Laurie Rumpf, a parishioner of St. Columba in Hopewell Junction, is on her way today to Tanzania for a 3 ½-lf-year mission on behalf of Maryknoll Lay Missioners. She took off from JFK Airport, will change planes in the Middle East and take off to Africa, then board a small plane to her mission site.
Ms. Rumpf will serve in Tanzania at a Maryknoll center for children and adults living with HIV/AIDS. She has a background in social services. Her primary occupation over the years was as a fundraiser and events planner. She is one of 13 Maryknoll missioners from 10 states in the largest MLM class since 2005.
She previously worked as a major-gifts officer for the Maryknoll Lay Missioners, and she was an active volunteer at John F. Kennedy Catholic Preparatory School in Somers, from which the youngest of her three sons graduated. More recently she worked for Bread for the World.
“I leave on Dec. 30 and I arrive in Tanzania on Jan. 1,” said Ms. Rumpf, 53, last week in a phone interview with Catholic New York. “There’s a transfer in the Middle East (Doha, Qatar) and I travel to Dar es Salaam in Tanzania; then from there I take a small plane to Mwanza, Tanzania, and that’s where I will attend Language School (for Swahili); that starts the first week of January. The total flying time is about 28 hours.”
While working for Maryknoll Lay Missioners for two years, ending in 2016, she served in the development office, in fundraising. “I fell in love with them,” she said. “The work that they were doing was inspiring and transformative, and I knew that when I was ready I would love to go back (to Tanzania), actually as missioner this time.”
She will serve at the Uzima Centre in Mwanza. Uzima is primarily a female Swahili name that means Full of Life.

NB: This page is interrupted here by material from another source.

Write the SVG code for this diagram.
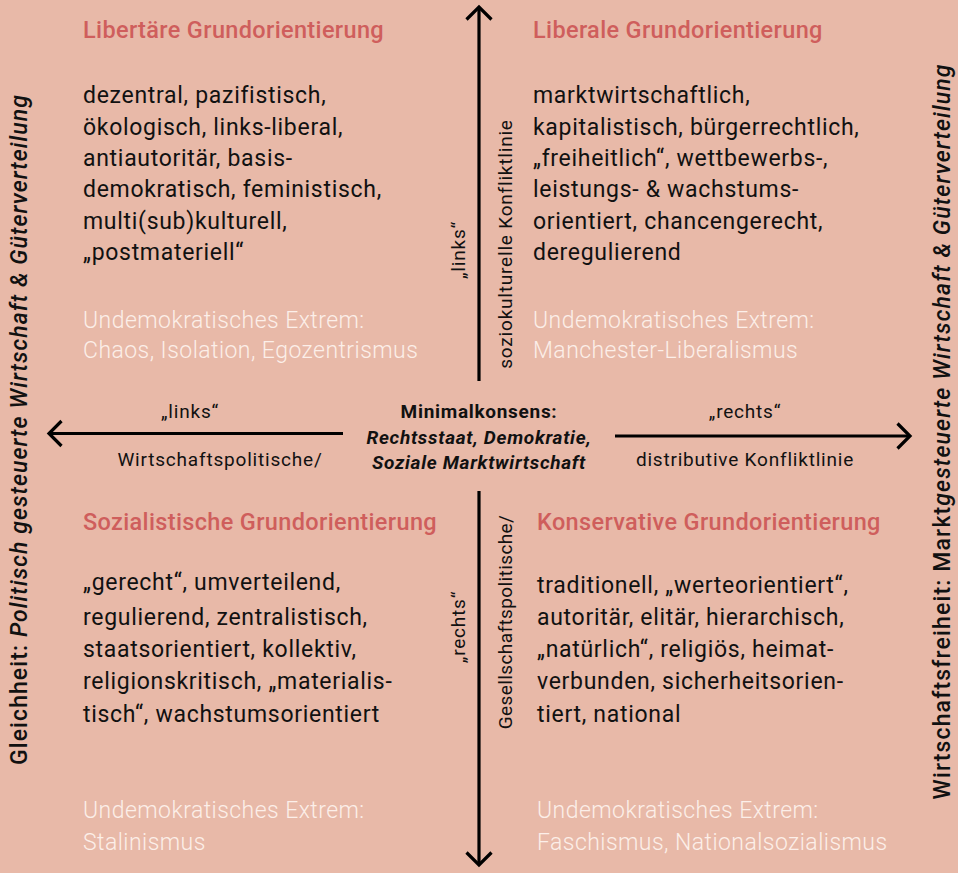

She did a three-week Maryknoll mission immersion trip in Tanzania in 2017, and one in El Salvador in 2018. “It really fills and expands my soul and my faith,” she said “Now that I have a chance to live in mission versus visiting, I feel that this is a wonderful opportunity to immerse myself in a new culture and deepen my faith.”
Ms. Rumpf holds a bachelor’s degree in psychology and art from Southern Connecticut State University. She was born and raised in East Haven, Conn.
On Dec. 11, she was one of 13 new Maryknoll lay missioners called forth and sent into mission. The sending ceremony took place at the Queen of Apostles Chapel on the Maryknoll campus in Ossining.
The liturgy marked the completion of their eight-week orientation and formation program. The new missioners had participated in the program to prepare for cross-cultural ministries in Bolivia, Brazil, El Salvador, Kenya, Tanzania and at the U.S.-Mexico border.
“The charisma of Maryknoll that draws me to them is difficult to explain, but they are some of the most interesting, faith-filled and courageous people I have ever known,” Ms. Rumpf said. “I am hoping that my work on this mission will help and inspire others, especially young people, to gain the faith and courage to overcome whatever issues they are facing.”
She had thought about going into mission since college, but after she graduated, she got married and had a family. Ms. Rumpf, who is divorced, noted, “Now that my children are older, I feel very blessed to finally have this opportunity to fulfill my lifelong dream. Maryknoll missioners have a joy about them. When you come to Maryknoll you’re joining a family.“
In remarks to the new missioners during the Dec. 11 sending celebration, Robert Ellsberg, the publisher of Orbis Books, noted the call from Pope Francis to live one's life of faith as a journey. Ellsberg said that the journey of faith demands of us “a continuous willingness to go beyond ourselves, to move beyond our certainties, our comfort zones, our familiar shores and harbors, to cast our nets into the deep waters, to go where the spirit is calling us.”
Orbis Books is the publishing arm of the Maryknoll Fathers and Brothers.
The new missioners were “called forth” for their 3 ½-year ministry commitments in their respective mission regions in both English and the local language, organizers said. As part of the celebration, the new missioners also received their mission crosses and expressed their commitment “to witness the Good News of Jesus Christ, in solidarity with our brothers and sisters who are marginalized and oppressed.”